The video features 12-year-old, exceptionally talented dancer Maddie Ziegler, who also starred in the “Chandelier” video, and 12-year-old adult baby Shia LaBeouf, engaged in a choreographed expressionistic dance routine inside of a cage. They circle one another, they mime fighting, roll around on the floor near one another, and generally act like a couple of dance weirdos investing a lot of meaning into waving their legs around in the air. One thing they do not do is anything remotely sexual.
Sia addressed the concerns today. “I anticipated some ‘pedophelia!!!’ Cries for this video,” she said on Twitter. “All I can say is Maddie and Shia are two of the only actors I felt could play.” “I apologize to those who feel triggered by #ElasticHeart My intention was to create some emotional content, not to upset anybody.”
The video is about two warring Sias, she went on. Considering the lyrics of the song, that makes this a very plausible treatment. “And I know that I can survive.

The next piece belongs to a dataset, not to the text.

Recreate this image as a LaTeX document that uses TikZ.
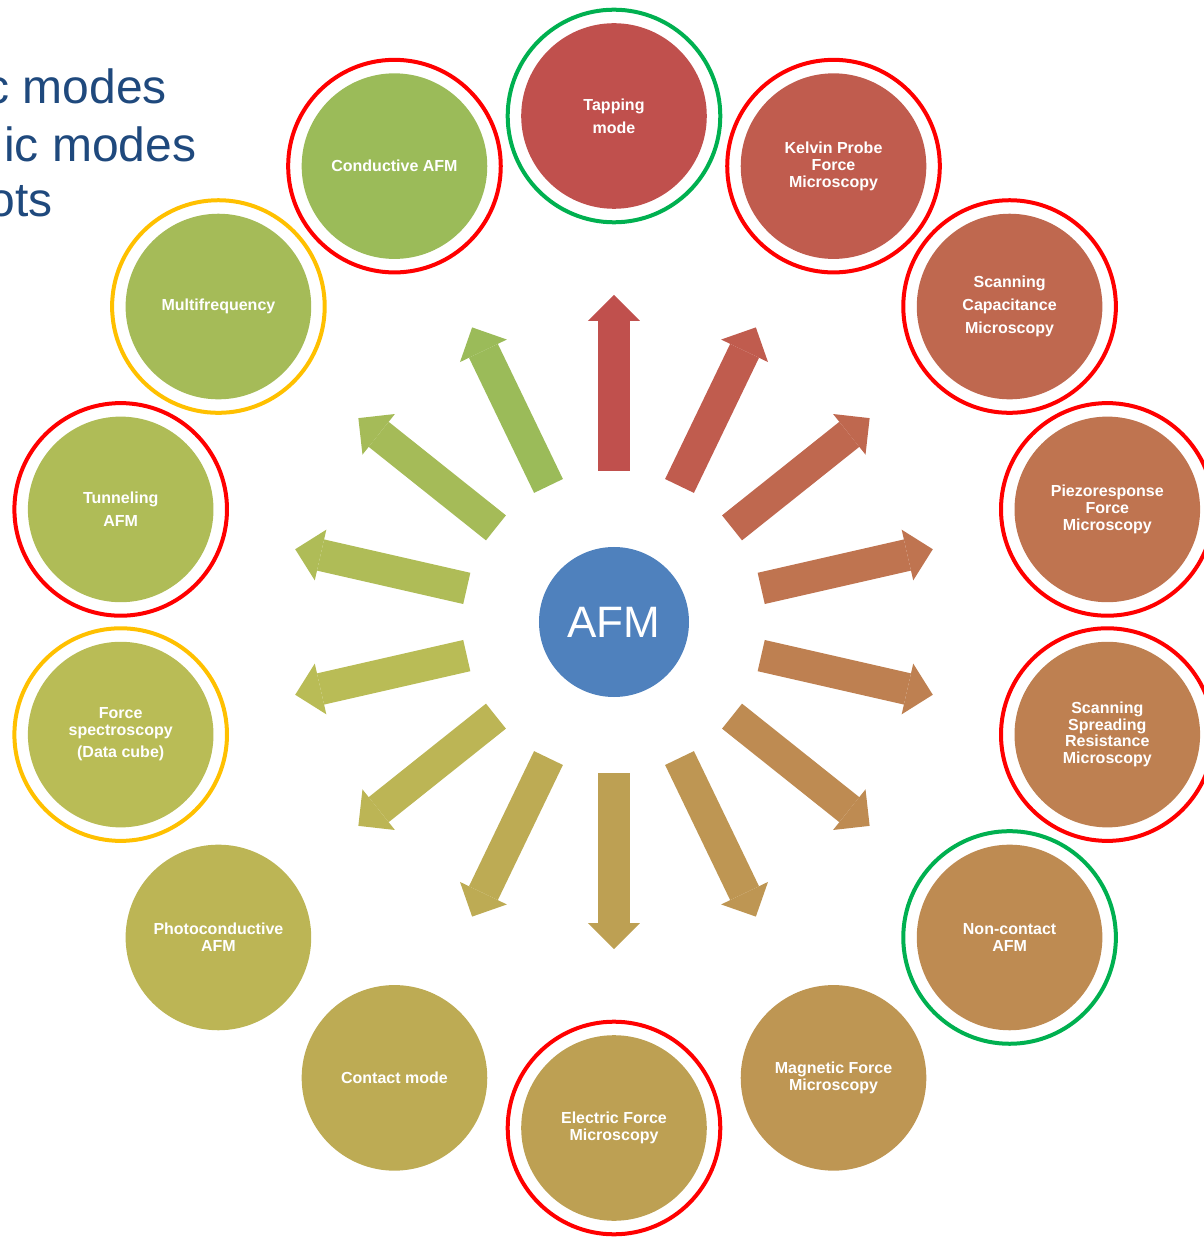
\documentclass[tikz,border=0pt]{standalone}
\usepackage{fontspec}
\setmainfont{Liberation Sans}
\usetikzlibrary{arrows.meta}
\definecolor{cA}{RGB}{192,80,77}
\definecolor{cB}{RGB}{192,92,78}
\definecolor{cC}{RGB}{191,104,79}
\definecolor{cD}{RGB}{191,116,80}
\definecolor{cE}{RGB}{190,128,81}
\definecolor{cF}{RGB}{190,139,82}
\definecolor{cG}{RGB}{190,150,83}
\definecolor{cH}{RGB}{189,160,83}
\definecolor{cI}{RGB}{189,171,84}
\definecolor{cJ}{RGB}{188,181,85}
\definecolor{cK}{RGB}{185,188,86}
\definecolor{cL}{RGB}{175,188,87}
\definecolor{cM}{RGB}{165,187,88}
\definecolor{cN}{RGB}{155,187,89}
\definecolor{afmblue}{RGB}{79,129,189}
\definecolor{titleblue}{RGB}{31,73,125}
\definecolor{ringR}{RGB}{255,0,0}
\definecolor{ringG}{RGB}{0,176,80}
\definecolor{ringY}{RGB}{255,192,0}
\begin{document}
\begin{tikzpicture}[x=1pt,y=1pt,
  bubble/.style={circle, inner sep=0pt, minimum size=185.6pt, text=white, align=center,
    font=\bfseries\fontsize{16}{17}\selectfont},
  widebubble/.style={bubble, font=\bfseries\fontsize{16}{23}\selectfont},
  ringred/.style={draw=ringR, line width=4pt},
  ringgreen/.style={draw=ringG, line width=4pt},
  ringyellow/.style={draw=ringY, line width=4pt},
  spoke/.style={line width=32pt, line cap=butt,
    -{Triangle[length=26pt,width=52pt,line width=0pt]},
    shorten <=151pt, shorten >=179pt},
  legendtext/.style={anchor=base east, inner sep=0pt, text=titleblue,
    font=\fontsize{48}{58}\selectfont}
]
\useasboundingbox (-614,-615) rectangle (590,622);
\clip (-614,-615) rectangle (590,622);

% legend text (cut by the left edge, as in the reference)
\node[legendtext] (l1) at (-447,518) {c modes};
\node[legendtext] (l2) at (-417.5,460.3) {ic modes};
\node[legendtext] (l3) at (-561,405.3) {ots};

% centre
\node[circle, fill=afmblue, minimum size=150pt, inner sep=0pt, text=white,
  font=\fontsize{44}{50}\selectfont] (afm) at (0,0) {AFM};

% outer bubbles
\node[widebubble, fill=cA] (tap) at (90:506) {Tapping\\mode};
\node[bubble, fill=cB] (kel) at (64.2857:506) {Kelvin Probe\\Force\\Microscopy};
\node[widebubble, fill=cC] (scm) at (38.5714:506) {Scanning\\Capacitance\\Microscopy};
\node[bubble, fill=cD] (pfm) at (12.8571:506) {Piezoresponse\\Force\\Microscopy};
\node[bubble, fill=cE, font=\bfseries\fontsize{16}{16.5}\selectfont] (ssrm) at (-12.8571:506) {Scanning\\Spreading\\Resistance\\Microscopy};
\node[bubble, fill=cF] (nc) at (-38.5714:506) {Non-contact\\AFM};
\node[bubble, fill=cG] (mfm) at (-64.2857:506) {Magnetic Force\\Microscopy};
\node[bubble, fill=cH] (efm) at (-90:506) {Electric Force\\Microscopy};
\node[bubble, fill=cI] (cm) at (-115.7143:506) {Contact mode};
\node[bubble, fill=cJ] (pc) at (-141.4286:506) {Photoconductive\\AFM};
\node[bubble, fill=cK] (fs) at (-167.1429:506) {Force\\spectroscopy\\[5pt](Data cube)};
\node[widebubble, fill=cL] (tun) at (167.1429:506) {Tunneling\\AFM};
\node[bubble, fill=cM] (mf) at (141.4286:506) {Multifrequency};
\node[bubble, fill=cN] (cafm) at (115.7143:506) {Conductive AFM};

% rings
\draw[ringgreen] (tap.center) circle (106.3);
\draw[ringred] (kel.center) circle (106.3);
\draw[ringred] (scm.center) circle (106.3);
\draw[ringred] (pfm.center) circle (106.3);
\draw[ringred] (ssrm.center) circle (106.3);
\draw[ringgreen] (nc.center) circle (106.3);
\draw[ringred] (efm.center) circle (106.3);
\draw[ringyellow] (fs.center) circle (106.3);
\draw[ringred] (tun.center) circle (106.3);
\draw[ringyellow] (mf.center) circle (106.3);
\draw[ringred] (cafm.center) circle (106.3);

% spokes
\draw[spoke, color=cA] (afm.center) -- (tap.center);
\draw[spoke, color=cB] (afm.center) -- (kel.center);
\draw[spoke, color=cC] (afm.center) -- (scm.center);
\draw[spoke, color=cD] (afm.center) -- (pfm.center);
\draw[spoke, color=cE] (afm.center) -- (ssrm.center);
\draw[spoke, color=cF] (afm.center) -- (nc.center);
\draw[spoke, color=cG] (afm.center) -- (mfm.center);
\draw[spoke, color=cH] (afm.center) -- (efm.center);
\draw[spoke, color=cI] (afm.center) -- (cm.center);
\draw[spoke, color=cJ] (afm.center) -- (pc.center);
\draw[spoke, color=cK] (afm.center) -- (fs.center);
\draw[spoke, color=cL] (afm.center) -- (tun.center);
\draw[spoke, color=cM] (afm.center) -- (mf.center);
\draw[spoke, color=cN] (afm.center) -- (cafm.center);
\end{tikzpicture}
\end{document}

I'll walk through fire to save my life. And I want it, I want my life so bad I'm doing everything I can,” she sings.
For all of their pop appeal, many of Sia's songs mine this sort of dark terrain. “Chandelier” isn't a club track about partying, it's about her own struggles with alcoholism, and an addiction to painkillers.
The same struggle can be easily read into the “Elastic Heart” performances. Shia is the untamed, dirtied, aggressive part of her personality, a role he's particularly well-suited to play due to his own well-known personal struggles, while the more innocent Sia-stand in, wearing the singer's iconic haircut like many of her stand-ins do in her videos, is trying to coax him out of the cage. Occasionally they become entangled, with one giving way to the other. Occasionally they manage to find peace. Having the purer part of her personality played by an innocent young girl seems like a purposeful choice at overtly desexualizing things. Were an older woman cast to tangle with LaBeouf in such a way, the idea of sexual tension would have overwhelmed.
If you are triggered by this video, that's valid. But that doesn't mean that Sia made an evocative video that channels pedophilia. It means that your experiences rightfully color your viewing.
Of course, any of that would've been clear to anyone who spent a few minutes thinking about what it was they were watching here, as opposed to reacting first, then reflecting later. While it pains me to say something that might sound like it could come out of the thousand-toothed mouth of an Men's Rights Activist man-spider, the idea that whenever a man appears anywhere near a young woman or girl, on video, or in real life, the interaction must inherently be sexualized is reductive, grasping bullshit. Yes, the sexualization of young women is a real problem in our culture, but there comes a point where painting all such interactions with the same broad brush is counterproductive. There's more than one side to any story, no matter what it looks like at first blush. That's exactly what the video is about.